A customer of mine sent me a copy of "Stamp Sellers' Guide For United States Stamps" by Herman "Pat" Herst. Undated, it's marked as the Tenth edition and mentions another one of Pat's books that is copyright 1962. So, this guide is almost 50 years old.

The guide is only 20 pages and tries to outline the market for US stamps for people who are not familiar with stamps. Pat advises the reader to read it all before contacting him about stamps for sale. Like all dealers, Pat must have had his share of inquiries like, "I have some stamps. What are they worth?" Many of these inquiries go nowhere.

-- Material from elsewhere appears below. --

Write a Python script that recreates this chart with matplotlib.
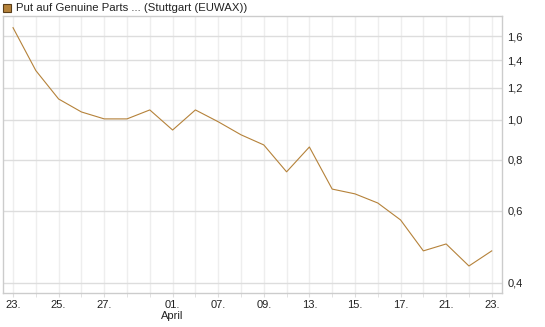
import matplotlib
matplotlib.use("Agg")
import matplotlib.pyplot as plt
from matplotlib.patches import Rectangle
from matplotlib.ticker import FixedLocator, NullFormatter

plt.rcParams['font.family'] = ['Liberation Sans', 'DejaVu Sans']

# price of the put, one value per trading day
prices = [1.68, 1.32, 1.125, 1.046, 1.006, 1.006, 1.058, 0.945, 1.058, 0.99, 0.92,
          0.869, 0.747, 0.859, 0.678, 0.66, 0.627, 0.57, 0.479, 0.498, 0.44, 0.479]
label_pos = [0, 2, 4, 7, 9, 11, 13, 15, 17, 19, 21]
label_txt = ['23.', '25.', '27.', '01.\nApril', '07.', '09.', '13.', '15.', '17.', '21.', '23.']
y_ticks = [0.4, 0.6, 0.8, 1.0, 1.2, 1.4, 1.6]
y_txt = ['0,4', '0,6', '0,8', '1,0', '1,2', '1,4', '1,6']
title = 'Put auf Genuine Parts ... (Stuttgart (EUWAX))'

line_col = '#b5823a'

fig = plt.figure(figsize=(5.45, 3.27), dpi=100)
ax = fig.add_axes([3 / 545, 1 - 293 / 327, 499 / 545, 277 / 327])

x = list(range(len(prices)))
ax.plot(x, prices, color=line_col, lw=0.8, zorder=3)

ax.set_yscale('log')
ax.set_ylim(0.378, 1.794)
ax.set_xlim(-0.44, 21.45)

ax.yaxis.set_major_locator(FixedLocator(y_ticks))
ax.yaxis.set_minor_locator(FixedLocator([]))
ax.set_yticks(y_ticks)
ax.set_yticklabels(y_txt)
ax.yaxis.set_minor_formatter(NullFormatter())
ax.yaxis.tick_right()
ax.tick_params(axis='y', length=0, pad=4, labelsize=8, colors='#222222')

ax.set_xticks(label_pos)
ax.set_xticklabels(label_txt, linespacing=1.1)
ax.set_xticks(x, minor=True)
ax.tick_params(axis='x', which='both', length=3, color='#dddddd', pad=2,
               labelsize=8, labelcolor='#222222')

ax.grid(True, axis='y', color='#dddddd', lw=1.0)
ax.grid(True, axis='x', which='both', color='#eeeeee', lw=1.0)
ax.set_axisbelow(True)

for s in ax.spines.values():
    s.set_color('#cccccc')
    s.set_linewidth(1.0)

# legend square and title
fig.patches.append(Rectangle((3 / 545, 1 - 12 / 327), 8 / 545, 8 / 327,
                             transform=fig.transFigure, facecolor=line_col,
                             edgecolor='#5a3e1a', lw=0.8))
fig.text(16 / 545, 1 - 8 / 327, title, fontsize=8.2, va='center', ha='left',
         color='#222222')

fig.savefig('out.png', dpi=100)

Looking over the list though, Pat makes the following points which are still true today:

  • There are more common stamps than rare ones. The chances of any stamp being a rare one are very remote
  • Rarity does not equal value. Demand is more important than rarity.
  • After supply and demand, the most important factor in determining value is condition.
  • Stamps that are common are almost always going to be common.
  • Meters and permit imprints have almost no value. Almost no one collects material like this
  • Recent sheets and plate blocks from the post office are not "investments". These issues will almost always be common and not worth very much.
  • Large, unsorted accumulations of stamps are unlikely to contain any great rarities. Most items will be common ad inexpensive.
  • There are other points that Pat makes. But looking at the list, all of them apply today as well. Some advice about stamps transcends time. This 50 year old good advice from Pat still applies today.